This code:
import json
s = '{ "key1": "value1", "key2": "value2", }'
json.loads(s)
produces this error in Python 2:
ValueError: Expecting property name: line 1 column 16 (char 15)
Similar result in Python 3:
json.decoder.JSONDecodeError: Expecting property name enclosed in double quotes: line 1 column 16 (char 15)
If I remove that trailing comma (after "value2"
), I get no error. But my code will process many different JSONs, so I can't do it manually. Is it possible to setup the parser to ignore such last commas?
JSON specification doesn't allow trailing comma. The parser is throwing since it encounters invalid syntax token.
You might be interested in using a different parser for those files, eg. a parser built for JSON5 spec which allows such syntax.

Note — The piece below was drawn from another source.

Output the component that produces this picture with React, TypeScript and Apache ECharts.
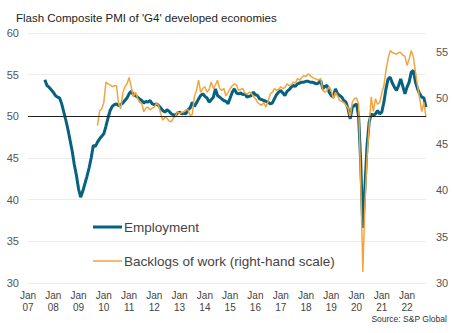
import React, { useEffect, useRef } from "react";
import * as echarts from "echarts";

const START_YEAR = 2007;
const N_MONTHS = 190; // Jan 2007 .. Oct 2022
const months: string[] = [];
for (let i = 0; i < N_MONTHS; i++) {
  const y = START_YEAR + Math.floor(i / 12);
  const m = (i % 12) + 1;
  months.push(`${y}-${m < 10 ? "0" + m : m}`);
}

// Employment (left-hand scale), from Sep 2007
const employment: (number | null)[] = [
  null, null, null, null, null, null, null, null,
  54.4, 53.7, 53.5, 53.2,
  52.9, 52.5, 52.3, 52.2, 51.5, 50.5, 49.5, 48.4, 47.1, 45.8, 44.2, 42.9,
  41.3, 40.3, 41.0, 41.9, 42.8, 43.8, 45.0, 46.5, 46.4, 46.9, 47.3, 47.6,
  47.9, 48.8, 49.8, 50.7, 51.2, 51.4, 51.5, 51.3, 51.4, 51.6, 51.9, 52.2,
  52.7, 53.0, 52.6, 52.5, 52.3, 52.1, 51.9, 51.6, 51.8, 51.7, 51.9, 51.5,
  51.4, 51.5, 51.3, 51.0, 50.7, 50.5, 50.8, 50.6, 50.3, 50.2, 50.1, 50.4,
  50.5, 50.3, 50.4, 50.3, 50.8, 51.0, 51.7, 51.2, 51.6, 52.1, 52.5, 52.7,
  52.4, 52.2, 51.7, 52.0, 52.3, 53.3, 52.5, 52.3, 52.1, 51.9, 51.8, 51.5,
  52.2, 52.9, 53.3, 52.8, 52.7, 52.8, 52.6, 52.7, 52.3, 52.4, 52.5, 52.9,
  52.6, 52.5, 52.1, 52.0, 51.9, 51.8, 51.7, 51.5, 51.6, 52.1, 52.6, 52.9,
  53.1, 52.8, 52.5, 53.0, 53.2, 53.5, 53.7, 53.6, 53.9, 54.0, 54.1, 54.1,
  54.2, 54.2, 54.1, 54.1, 54.0, 53.9, 54.0, 54.3, 53.3, 53.6, 53.7, 52.9,
  52.5, 52.3, 53.3, 52.7, 52.5, 52.3, 51.9, 51.7, 50.9, 49.7, 51.1, 51.3,
  51.5, 50.0, 44.5, 36.6, 41.5, 46.5, 49.3, 50.3, 50.1, 50.3, 50.7, 50.3,
  50.5, 51.7, 53.3, 54.5, 54.7, 54.0, 53.5, 53.1, 53.7, 54.5, 53.6, 52.7,
  53.5, 54.1, 55.3, 55.5, 54.1, 53.3, 52.7, 52.3, 52.2, 51.1,
];

// Backlogs of work (right-hand scale), from Oct 2009
const backlogs: (number | null)[] = [
  null, null, null, null, null, null, null, null, null, null, null, null,
  null, null, null, null, null, null, null, null, null, null, null, null,
  null, null, null, null, null, null, null, null, null, 47.0, 48.6, 48.8,
  49.5, 51.7, 51.5, 51.4, 51.2, 51.3, 51.3, 49.4, 48.8, 50.5, 51.2, 51.5,
  52.2, 51.2, 50.1, 50.6, 50.0, 49.5, 49.4, 48.5, 48.9, 49.0, 48.7, 48.9,
  49.0, 49.4, 49.2, 48.3, 47.6, 47.9, 47.8, 47.5, 47.4, 47.8, 48.0, 48.5,
  48.3, 48.4, 48.5, 48.7, 48.7, 48.1, 48.2, 50.1, 50.8, 51.9, 50.6, 51.0,
  51.2, 50.6, 50.9, 51.7, 51.0, 51.4, 51.9, 51.0, 50.8, 51.0, 50.2, 50.6,
  51.0, 51.3, 51.5, 51.4, 50.8, 50.9, 51.0, 50.5, 50.4, 50.6, 50.5, 50.2,
  49.9, 49.5, 49.3, 49.2, 49.5, 49.0, 49.6, 50.4, 50.6, 51.0, 50.8, 50.9,
  51.2, 51.0, 51.1, 51.5, 51.3, 51.4, 51.7, 51.6, 52.1, 51.9, 52.2, 52.4,
  52.3, 52.6, 52.4, 52.2, 52.1, 52.0, 51.9, 52.1, 50.8, 50.6, 50.8, 51.2,
  50.8, 49.9, 50.6, 50.2, 49.7, 49.6, 49.5, 49.2, 48.9, 47.9, 49.5, 49.9,
  50.0, 49.3, 41.0, 31.2, 38.5, 43.5, 47.0, 50.1, 48.5, 49.9, 49.3, 49.5,
  50.5, 51.3, 53.0, 54.2, 55.1, 54.9, 54.8, 54.7, 54.9, 54.9, 54.6, 54.5,
  53.5, 54.2, 55.1, 54.4, 52.8, 51.3, 49.9, 48.5, 49.5, 47.9,
];

const seriesNames = ["Employment", "Backlogs of work (right-hand scale)"];
const leftTicks = { min: 30, max: 60, interval: 5 };
const rightTicks = { min: 30, max: 57, interval: 5 };
const referenceLevel = 50;

const TEAL = "#07627f";
const ORANGE = "#f2a53f";
const FONT = "'Liberation Sans', Arial, sans-serif";

export default function App() {
  const ref = useRef<HTMLDivElement>(null);
  useEffect(() => {
    document.body.style.margin = "0";
    document.body.style.overflow = "hidden";
    if (!ref.current) return;
    const chart = echarts.init(ref.current, undefined, { renderer: "svg" });
    chart.setOption({
      animation: false,
      backgroundColor: "#ffffff",
      textStyle: { fontFamily: FONT },
      title: {
        text: "Flash Composite PMI of 'G4' developed economies",
        left: 11,
        top: 7,
        textStyle: { fontSize: 11.5, fontWeight: "normal", color: "#222", fontFamily: FONT },
      },
      grid: { left: 28, right: 27, top: 33, bottom: 50, containLabel: false },
      xAxis: {
        type: "category",
        data: months,
        boundaryGap: false,
        axisLine: { show: false },
        axisTick: { show: false },
        axisLabel: {
          interval: (i: number) => i % 12 === 0,
          formatter: (v: string) => "Jan\n" + v.slice(2, 4),
          fontSize: 10,
          lineHeight: 12,
          color: "#444",
          margin: 6,
          fontFamily: FONT,
        },
        splitLine: { show: false },
      },
      yAxis: [
        {
          type: "value",
          ...leftTicks,
          axisLine: { show: false },
          axisTick: { show: false },
          axisLabel: { fontSize: 11, color: "#555", margin: 9, fontFamily: FONT },
          splitLine: { show: true, lineStyle: { color: "#ececec", width: 1 } },
        },
        {
          type: "value",
          ...rightTicks,
          position: "right",
          axisLine: { show: false },
          axisTick: { show: false },
          axisLabel: { fontSize: 11, color: "#555", margin: 10, showMaxLabel: false, fontFamily: FONT },
          splitLine: { show: false },
        },
      ],
      series: [
        {
          name: seriesNames[0],
          type: "line",
          data: employment,
          yAxisIndex: 0,
          symbol: "none",
          showSymbol: false,
          connectNulls: false,
          lineStyle: { color: TEAL, width: 3 },
          itemStyle: { color: TEAL },
          z: 2,
          markLine: {
            silent: true,
            symbol: "none",
            label: { show: false },
            lineStyle: { color: "#222", width: 1, type: "solid" },
            data: [{ yAxis: referenceLevel }],
          },
        },
        {
          name: seriesNames[1],
          type: "line",
          data: backlogs,
          yAxisIndex: 1,
          symbol: "none",
          showSymbol: false,
          connectNulls: false,
          lineStyle: { color: ORANGE, width: 1.5 },
          itemStyle: { color: ORANGE },
          z: 3,
        },
      ],
      graphic: [
        {
          type: "line",
          shape: { x1: 93, y1: 227, x2: 122, y2: 227 },
          style: { stroke: TEAL, lineWidth: 3 },
        },
        {
          type: "text",
          x: 124,
          y: 227,
          style: { text: seriesNames[0], fontSize: 13.5, fill: "#444", fontFamily: FONT, verticalAlign: "middle" },
        },
        {
          type: "line",
          shape: { x1: 93, y1: 261, x2: 122, y2: 261 },
          style: { stroke: ORANGE, lineWidth: 1.5 },
        },
        {
          type: "text",
          x: 124,
          y: 261,
          style: { text: seriesNames[1], fontSize: 13.5, fill: "#444", fontFamily: FONT, verticalAlign: "middle" },
        },
        {
          type: "text",
          right: 6,
          top: 314,
          style: { text: "Source: S&P Global", fontSize: 8.5, fill: "#333", fontFamily: FONT },
        },
      ],
    });
    return () => chart.dispose();
  }, []);
  return <div ref={ref} style={{ width: 453, height: 333 }} />;
}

It could be that this data stream is JSON5, in which case there's a parser for that: https://pypi.org/project/json5/
This situation can be alleviated by a regex substitution that looks for ", }
, and replaces it with " }
, allowing for any amount of whitespace between the quotes, comma and close-curly.
>>> import re
>>> s = '{ "key1": "value1", "key2": "value2", }'
>>> re.sub(r"\"\s*,\s*\}", "\" }", s)
'{ "key1": "value1", "key2": "value2" }'
Giving:
>>> import json
>>> s2 = re.sub(r"\"\s*,\s*\}", "\" }", s)
>>> json.loads(s2)
{'key1': 'value1', 'key2': 'value2'}
EDIT: as commented, this is not a good practice unless you are confident your JSON data contains only simple words, and this change is not corrupting the data-stream further. As I commented on the OP, the best course of action is to repair the up-stream data source. But sometimes that's not possible.
That's because an extra ,
is invalid according to JSON standard.
An object is an unordered set of name/value pairs. An object begins
with { (left brace) and ends with } (right brace). Each name is
followed by : (colon) and the name/value pairs are separated by ,
(comma).
If you really need this, you could wrap python's json parser with jsoncomment. But I would try to fix JSON in the origin.
I suspect it doesn't parse because "it's not json", but you could pre-process strings, using regular expression to replace , }
with }
and , ]
with ]
How about use the following regex?
s = re.sub(r",\s*}", "}", s)